Dataset excerpt
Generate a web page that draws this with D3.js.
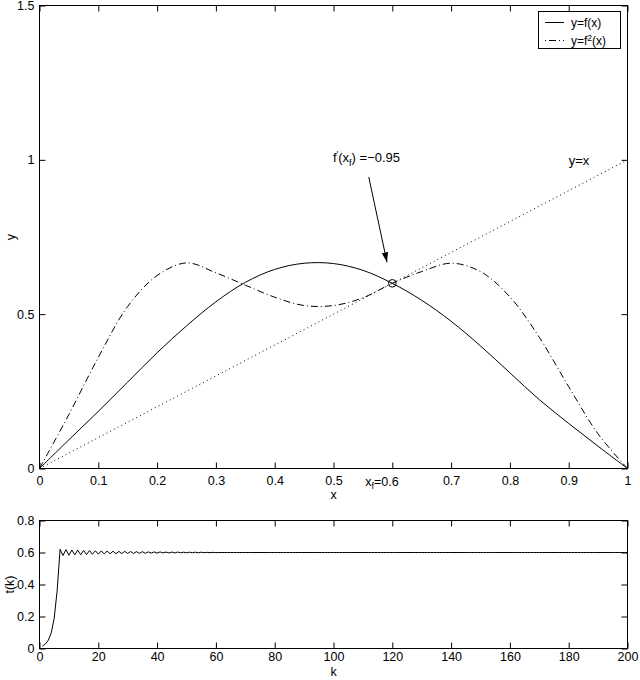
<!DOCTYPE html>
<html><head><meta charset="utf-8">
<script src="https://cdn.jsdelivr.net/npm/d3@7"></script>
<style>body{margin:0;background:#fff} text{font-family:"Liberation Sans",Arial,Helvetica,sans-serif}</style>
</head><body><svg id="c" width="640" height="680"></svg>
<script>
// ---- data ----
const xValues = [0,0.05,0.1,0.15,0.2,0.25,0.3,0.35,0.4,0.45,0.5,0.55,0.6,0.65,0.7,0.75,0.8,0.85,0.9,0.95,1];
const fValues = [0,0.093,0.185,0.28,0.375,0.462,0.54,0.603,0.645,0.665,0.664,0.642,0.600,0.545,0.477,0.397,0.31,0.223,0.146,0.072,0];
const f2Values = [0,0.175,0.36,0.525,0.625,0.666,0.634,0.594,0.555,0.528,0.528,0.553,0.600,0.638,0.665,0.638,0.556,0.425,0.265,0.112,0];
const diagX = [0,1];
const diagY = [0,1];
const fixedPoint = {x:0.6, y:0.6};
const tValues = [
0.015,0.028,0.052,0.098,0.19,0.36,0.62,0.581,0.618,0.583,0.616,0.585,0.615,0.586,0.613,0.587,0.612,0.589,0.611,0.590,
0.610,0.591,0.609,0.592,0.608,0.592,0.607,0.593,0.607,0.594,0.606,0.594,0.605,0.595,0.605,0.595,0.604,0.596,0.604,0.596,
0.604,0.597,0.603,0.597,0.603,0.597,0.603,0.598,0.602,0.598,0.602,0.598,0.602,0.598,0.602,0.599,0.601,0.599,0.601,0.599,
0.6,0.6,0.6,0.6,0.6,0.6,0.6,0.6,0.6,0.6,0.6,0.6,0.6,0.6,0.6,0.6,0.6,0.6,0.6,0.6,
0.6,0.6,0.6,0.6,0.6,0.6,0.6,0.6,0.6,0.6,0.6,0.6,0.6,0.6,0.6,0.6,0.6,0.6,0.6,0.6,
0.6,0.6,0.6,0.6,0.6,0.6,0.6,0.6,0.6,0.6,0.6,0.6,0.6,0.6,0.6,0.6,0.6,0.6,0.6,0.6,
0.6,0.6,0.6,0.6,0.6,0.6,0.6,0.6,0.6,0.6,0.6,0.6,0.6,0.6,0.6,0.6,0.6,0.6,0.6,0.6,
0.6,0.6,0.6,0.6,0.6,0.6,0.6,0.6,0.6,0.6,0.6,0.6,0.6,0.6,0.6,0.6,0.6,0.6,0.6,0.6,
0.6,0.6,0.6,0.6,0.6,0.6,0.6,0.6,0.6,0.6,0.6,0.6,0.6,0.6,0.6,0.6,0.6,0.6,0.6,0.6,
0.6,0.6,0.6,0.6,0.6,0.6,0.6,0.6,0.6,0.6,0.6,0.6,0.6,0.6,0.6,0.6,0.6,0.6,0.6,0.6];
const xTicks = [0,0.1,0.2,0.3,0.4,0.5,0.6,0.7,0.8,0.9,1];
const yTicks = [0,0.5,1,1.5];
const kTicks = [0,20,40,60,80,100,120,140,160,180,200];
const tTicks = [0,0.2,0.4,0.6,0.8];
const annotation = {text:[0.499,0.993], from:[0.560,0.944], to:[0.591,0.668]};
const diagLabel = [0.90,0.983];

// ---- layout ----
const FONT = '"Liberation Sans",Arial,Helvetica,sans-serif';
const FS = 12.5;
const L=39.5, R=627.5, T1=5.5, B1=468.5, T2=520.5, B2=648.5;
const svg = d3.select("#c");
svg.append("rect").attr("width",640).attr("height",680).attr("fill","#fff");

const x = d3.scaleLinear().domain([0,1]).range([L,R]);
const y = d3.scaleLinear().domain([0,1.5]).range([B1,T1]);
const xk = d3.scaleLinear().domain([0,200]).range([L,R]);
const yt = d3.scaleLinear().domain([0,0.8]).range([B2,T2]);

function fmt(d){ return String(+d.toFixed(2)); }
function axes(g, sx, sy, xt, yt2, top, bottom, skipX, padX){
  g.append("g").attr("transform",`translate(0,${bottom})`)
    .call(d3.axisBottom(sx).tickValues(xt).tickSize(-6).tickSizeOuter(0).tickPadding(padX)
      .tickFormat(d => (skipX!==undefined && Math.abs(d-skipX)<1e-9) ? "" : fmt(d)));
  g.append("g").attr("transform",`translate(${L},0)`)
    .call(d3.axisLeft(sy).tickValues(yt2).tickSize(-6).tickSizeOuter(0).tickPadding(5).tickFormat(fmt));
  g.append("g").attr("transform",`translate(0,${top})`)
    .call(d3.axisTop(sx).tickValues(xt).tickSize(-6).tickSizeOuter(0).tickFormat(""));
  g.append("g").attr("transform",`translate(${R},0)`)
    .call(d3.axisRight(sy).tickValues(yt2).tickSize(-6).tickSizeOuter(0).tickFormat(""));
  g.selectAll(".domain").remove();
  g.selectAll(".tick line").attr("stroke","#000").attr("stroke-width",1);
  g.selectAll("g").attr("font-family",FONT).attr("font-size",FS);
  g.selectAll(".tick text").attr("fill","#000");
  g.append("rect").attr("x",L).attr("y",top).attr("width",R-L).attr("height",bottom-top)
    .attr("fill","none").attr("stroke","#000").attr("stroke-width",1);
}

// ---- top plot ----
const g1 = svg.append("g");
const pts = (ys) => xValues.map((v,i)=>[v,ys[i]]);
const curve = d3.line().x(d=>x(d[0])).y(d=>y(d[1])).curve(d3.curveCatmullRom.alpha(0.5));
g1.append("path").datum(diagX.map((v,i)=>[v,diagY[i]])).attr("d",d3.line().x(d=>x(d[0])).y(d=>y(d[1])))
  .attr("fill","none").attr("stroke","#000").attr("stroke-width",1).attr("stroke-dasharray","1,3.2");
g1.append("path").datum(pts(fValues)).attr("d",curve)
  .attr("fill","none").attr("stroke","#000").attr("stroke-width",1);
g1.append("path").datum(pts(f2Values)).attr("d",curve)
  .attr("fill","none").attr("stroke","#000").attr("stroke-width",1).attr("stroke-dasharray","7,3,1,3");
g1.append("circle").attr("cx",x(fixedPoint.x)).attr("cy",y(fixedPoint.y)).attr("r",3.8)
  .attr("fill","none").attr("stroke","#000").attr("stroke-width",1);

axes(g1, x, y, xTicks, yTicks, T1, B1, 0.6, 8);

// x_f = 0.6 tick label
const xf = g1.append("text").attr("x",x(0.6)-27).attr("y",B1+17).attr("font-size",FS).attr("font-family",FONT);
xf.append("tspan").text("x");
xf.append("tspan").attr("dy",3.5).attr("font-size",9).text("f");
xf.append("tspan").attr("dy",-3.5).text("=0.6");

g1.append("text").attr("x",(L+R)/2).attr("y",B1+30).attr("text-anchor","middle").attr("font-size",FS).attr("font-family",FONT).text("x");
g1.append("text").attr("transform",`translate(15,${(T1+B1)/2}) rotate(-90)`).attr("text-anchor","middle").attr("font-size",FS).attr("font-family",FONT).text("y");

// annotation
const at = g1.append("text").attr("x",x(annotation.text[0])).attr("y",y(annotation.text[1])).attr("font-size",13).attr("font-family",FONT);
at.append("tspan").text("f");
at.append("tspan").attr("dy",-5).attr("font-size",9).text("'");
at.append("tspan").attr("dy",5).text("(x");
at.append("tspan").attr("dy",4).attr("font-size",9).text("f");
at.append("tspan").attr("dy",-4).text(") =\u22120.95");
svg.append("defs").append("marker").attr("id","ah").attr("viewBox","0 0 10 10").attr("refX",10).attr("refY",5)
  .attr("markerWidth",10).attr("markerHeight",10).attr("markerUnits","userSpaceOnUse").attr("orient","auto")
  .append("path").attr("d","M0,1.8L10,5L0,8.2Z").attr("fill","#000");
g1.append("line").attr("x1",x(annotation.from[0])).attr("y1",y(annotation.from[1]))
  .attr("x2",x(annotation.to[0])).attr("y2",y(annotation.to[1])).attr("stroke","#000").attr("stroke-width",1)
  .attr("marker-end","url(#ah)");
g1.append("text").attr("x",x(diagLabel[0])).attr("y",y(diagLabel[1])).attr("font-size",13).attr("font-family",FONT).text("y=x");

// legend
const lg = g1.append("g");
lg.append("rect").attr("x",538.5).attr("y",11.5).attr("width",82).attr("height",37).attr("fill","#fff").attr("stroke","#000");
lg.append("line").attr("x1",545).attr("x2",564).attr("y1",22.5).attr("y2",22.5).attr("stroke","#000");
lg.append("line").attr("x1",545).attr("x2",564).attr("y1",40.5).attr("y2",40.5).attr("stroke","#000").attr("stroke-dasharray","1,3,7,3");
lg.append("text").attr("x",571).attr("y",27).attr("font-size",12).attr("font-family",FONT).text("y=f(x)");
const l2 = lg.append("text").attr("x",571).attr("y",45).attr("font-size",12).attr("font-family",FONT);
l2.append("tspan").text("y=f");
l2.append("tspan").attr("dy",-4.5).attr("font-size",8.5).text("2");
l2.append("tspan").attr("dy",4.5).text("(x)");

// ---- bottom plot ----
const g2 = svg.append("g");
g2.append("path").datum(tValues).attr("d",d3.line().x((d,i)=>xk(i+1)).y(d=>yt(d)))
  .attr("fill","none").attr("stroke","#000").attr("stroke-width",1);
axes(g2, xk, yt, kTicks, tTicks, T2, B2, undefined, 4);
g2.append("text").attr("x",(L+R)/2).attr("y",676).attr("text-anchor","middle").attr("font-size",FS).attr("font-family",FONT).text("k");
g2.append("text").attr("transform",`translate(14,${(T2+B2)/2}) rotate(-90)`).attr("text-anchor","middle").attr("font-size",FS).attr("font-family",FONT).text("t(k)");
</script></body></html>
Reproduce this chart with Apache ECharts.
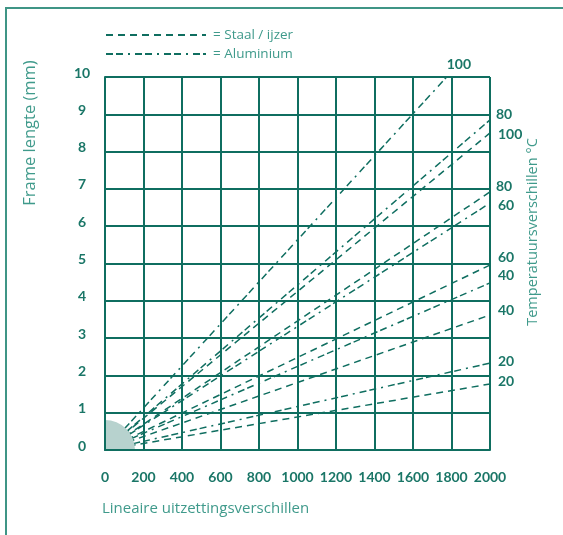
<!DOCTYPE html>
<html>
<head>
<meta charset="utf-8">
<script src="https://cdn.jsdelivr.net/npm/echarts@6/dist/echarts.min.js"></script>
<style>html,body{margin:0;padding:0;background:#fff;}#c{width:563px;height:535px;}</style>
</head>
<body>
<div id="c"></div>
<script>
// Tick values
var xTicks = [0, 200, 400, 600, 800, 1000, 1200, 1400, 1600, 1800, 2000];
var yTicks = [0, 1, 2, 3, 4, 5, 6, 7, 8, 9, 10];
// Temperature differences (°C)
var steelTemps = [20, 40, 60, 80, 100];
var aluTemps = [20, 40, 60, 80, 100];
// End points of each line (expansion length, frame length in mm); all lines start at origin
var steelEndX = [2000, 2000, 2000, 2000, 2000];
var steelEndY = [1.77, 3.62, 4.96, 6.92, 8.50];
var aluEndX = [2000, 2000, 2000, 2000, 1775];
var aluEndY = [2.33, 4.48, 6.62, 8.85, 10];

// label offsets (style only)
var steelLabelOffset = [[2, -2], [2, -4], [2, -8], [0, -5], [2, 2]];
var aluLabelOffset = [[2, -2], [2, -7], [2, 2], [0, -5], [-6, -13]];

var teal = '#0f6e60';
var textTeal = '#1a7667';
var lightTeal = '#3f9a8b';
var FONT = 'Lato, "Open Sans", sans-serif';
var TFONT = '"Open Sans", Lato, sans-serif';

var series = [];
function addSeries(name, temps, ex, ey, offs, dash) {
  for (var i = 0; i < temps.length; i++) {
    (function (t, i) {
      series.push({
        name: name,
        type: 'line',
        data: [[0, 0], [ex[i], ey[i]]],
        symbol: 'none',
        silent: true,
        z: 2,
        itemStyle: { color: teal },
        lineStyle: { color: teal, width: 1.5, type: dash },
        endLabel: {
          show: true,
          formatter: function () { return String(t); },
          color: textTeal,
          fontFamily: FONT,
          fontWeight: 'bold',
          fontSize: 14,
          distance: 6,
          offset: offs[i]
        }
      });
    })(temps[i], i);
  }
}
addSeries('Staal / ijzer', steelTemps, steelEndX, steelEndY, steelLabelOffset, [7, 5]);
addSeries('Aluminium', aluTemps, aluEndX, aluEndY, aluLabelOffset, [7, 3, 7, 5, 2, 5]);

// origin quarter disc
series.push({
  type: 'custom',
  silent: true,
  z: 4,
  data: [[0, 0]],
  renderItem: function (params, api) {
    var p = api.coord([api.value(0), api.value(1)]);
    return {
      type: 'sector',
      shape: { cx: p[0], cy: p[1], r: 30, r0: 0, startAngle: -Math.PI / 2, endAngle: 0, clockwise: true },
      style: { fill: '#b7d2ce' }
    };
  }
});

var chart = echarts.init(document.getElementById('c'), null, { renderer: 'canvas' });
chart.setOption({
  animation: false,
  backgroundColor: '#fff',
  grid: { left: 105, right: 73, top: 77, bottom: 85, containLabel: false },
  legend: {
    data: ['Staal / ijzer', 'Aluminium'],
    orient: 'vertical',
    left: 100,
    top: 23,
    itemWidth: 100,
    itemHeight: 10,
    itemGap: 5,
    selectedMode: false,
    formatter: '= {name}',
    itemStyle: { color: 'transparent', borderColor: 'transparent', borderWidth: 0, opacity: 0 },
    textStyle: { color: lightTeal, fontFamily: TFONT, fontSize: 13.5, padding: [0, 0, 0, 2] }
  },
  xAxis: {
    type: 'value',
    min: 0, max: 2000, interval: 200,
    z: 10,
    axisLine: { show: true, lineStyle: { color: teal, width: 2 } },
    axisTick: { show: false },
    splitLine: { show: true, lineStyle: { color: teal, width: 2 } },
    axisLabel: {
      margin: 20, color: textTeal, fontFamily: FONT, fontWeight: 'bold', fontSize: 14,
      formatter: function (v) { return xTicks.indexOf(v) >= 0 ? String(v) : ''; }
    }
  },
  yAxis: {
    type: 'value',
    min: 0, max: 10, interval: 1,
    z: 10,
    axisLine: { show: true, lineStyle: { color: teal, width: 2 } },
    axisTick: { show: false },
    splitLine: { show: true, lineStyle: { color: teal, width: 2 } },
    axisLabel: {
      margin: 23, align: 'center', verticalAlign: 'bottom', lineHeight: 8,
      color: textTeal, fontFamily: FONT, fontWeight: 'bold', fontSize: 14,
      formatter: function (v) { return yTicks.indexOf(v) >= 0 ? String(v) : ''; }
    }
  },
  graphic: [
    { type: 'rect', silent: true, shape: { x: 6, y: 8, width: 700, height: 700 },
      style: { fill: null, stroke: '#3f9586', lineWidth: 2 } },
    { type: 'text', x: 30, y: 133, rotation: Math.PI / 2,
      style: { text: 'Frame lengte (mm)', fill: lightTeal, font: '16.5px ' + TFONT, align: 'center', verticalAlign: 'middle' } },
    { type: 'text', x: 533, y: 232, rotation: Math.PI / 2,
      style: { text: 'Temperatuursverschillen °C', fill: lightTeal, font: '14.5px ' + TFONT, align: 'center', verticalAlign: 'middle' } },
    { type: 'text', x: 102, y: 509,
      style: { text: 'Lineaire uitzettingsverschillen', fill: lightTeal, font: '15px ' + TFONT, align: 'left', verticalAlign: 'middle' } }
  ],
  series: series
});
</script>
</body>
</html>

YOUR TASK -> Using the entries above, write out exactly the lines from the one with "Reproduce this chart with Apache ECharts." through the one with "var aluEndY = [2.33, 4.48, 6.62, 8.85, 10];", ends included. Leave out any pictures.

THE OUTPUT ->
Reproduce this chart with Apache ECharts.
<!DOCTYPE html>
<html>
<head>
<meta charset="utf-8">
<script src="https://cdn.jsdelivr.net/npm/echarts@6/dist/echarts.min.js"></script>
<style>html,body{margin:0;padding:0;background:#fff;}#c{width:563px;height:535px;}</style>
</head>
<body>
<div id="c"></div>
<script>
// Tick values
var xTicks = [0, 200, 400, 600, 800, 1000, 1200, 1400, 1600, 1800, 2000];
var yTicks = [0, 1, 2, 3, 4, 5, 6, 7, 8, 9, 10];
// Temperature differences (°C)
var steelTemps = [20, 40, 60, 80, 100];
var aluTemps = [20, 40, 60, 80, 100];
// End points of each line (expansion length, frame length in mm); all lines start at origin
var steelEndX = [2000, 2000, 2000, 2000, 2000];
var steelEndY = [1.77, 3.62, 4.96, 6.92, 8.50];
var aluEndX = [2000, 2000, 2000, 2000, 1775];
var aluEndY = [2.33, 4.48, 6.62, 8.85, 10];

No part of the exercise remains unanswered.